The first track “Jeopardy” kicks off the album with grimey, menacing verses over eerie synthesizers. Jazzy, quirky saxophones accompany the verse’s climaxing rhymes, and are beautifully utilized by a hungry Killer Mike. The rap duo symbiotically share MC duties and provide a teaser of sorts for the more aggressive and complex sounds to be explored in the coming tracks, making “Jeopardy” an appropriate and poised introduction. Veteran beatmaker El-P, always mindful of mood and momentum, seamlessly joins many of these tracks. “Oh My Darling Don’t Cry” leads into “Blockbuster Night Part 1” and “All Due Respect” segues into “Love Again”, providing congruence and solidifying the album as a single, complete experience. The track sequencing, as a whole, is complementary to the crooks’ storytelling.

The selective, effective use of features on this album support varied, refreshing melodies without compromising any of the hard-hitting, aggressive bars or eerie beats. Drummer Travis Barker of Blink-182 and Transplants fame provides some dynamic, loose, urban-environment percussions on the vicious and sharp-spitting “All Due Respect”. The single “Close Your Eyes” features Zack De La Rocha of Rage Against the Machine on a hook that is looped directly into the song’s beat with some heavy bass. Although De La Rocha also has a concluding verse on this track, his delivery is somewhat stale and his technical delivery is disjointed with the lyrical content. Some slow, distorted, high-pitched vocals are delivered by producer BOOTS on the song “Early”. The vocals feel like a distress or warning signal and are subtly-tweaked to allow for both transitioning and a graded-sound building across this song. On the track “Love Again”, Three 6 Mafia’s Gangsta Boo prominently features over alternating simple and layered beats for some sassy, humorous, raunchy and carnal equal-opportunity gender sexualization and objectification.

Even impudent, violent villains can have a conscience, and Killer Mike and El-P provide a contrasting dimension to their thematics by exploring this on more sullen tracks. For example, the track “Crown” has Killer Mike reflecting, rather soberly and drearily, over his culpability in the role of a dealer providing narcotics to a pregnant woman. The imagery and incorporated dialogue flesh out the saddening and troubling portraits and plights of both the provider and user in a clandestine context maintained by drug use stigmatization.
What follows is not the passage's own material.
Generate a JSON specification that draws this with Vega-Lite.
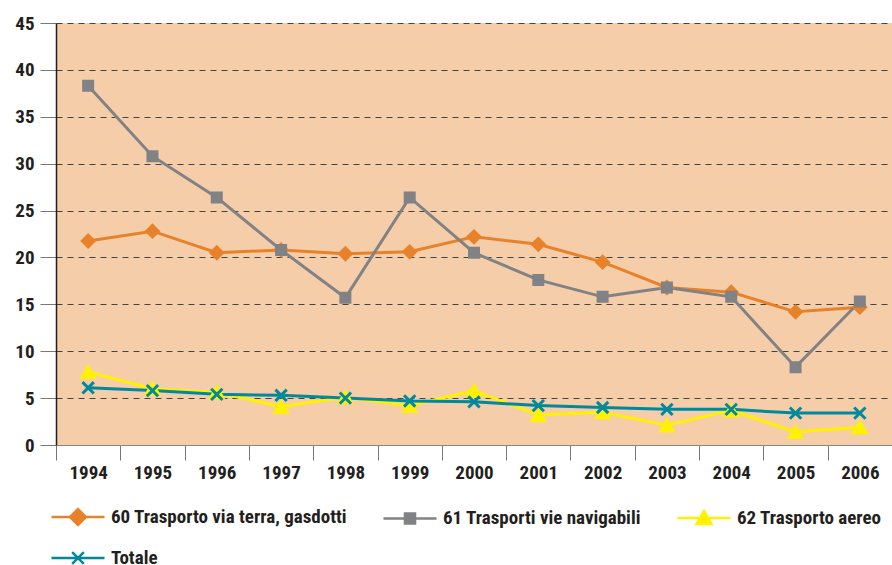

Likewise, “Lie, Cheat, Steal” is a dismal, cynical condoning of the use of thuggish, brutal means by the common man to combat the type of structural violence that is continuously renovated and cemented by big money and crooked politics.

“Angel Duster” plays out like final and definite words of advice for an acknowledged, soon-parting listener. Main themes of government corruption, religion and drug dealing are revisited over a gorgeously-produced beat, exquisitely ornamented with short and soaring vocals, clinking glasses, distorted, grimey bass and bluesy piano for a masterful, elegant album closer.

Laced with raw hooks and verses, Run the Jewels 2 delivers continuous, heavy-hitting and brutish rhymes over beautifully layered beats. The production quality, track segues, conscientious track sequencing and effective use of features make the sophomore release of the Run the Jewels duo, Run the Jewels 2, one of the strongest hip-hop releases this year.

Nameless Ponytail Score: 8.5/10

Favourite Tracks: “Angel Duster”, “Early” (feat. BOOTS), “Crown” (feat. Diane Coffee)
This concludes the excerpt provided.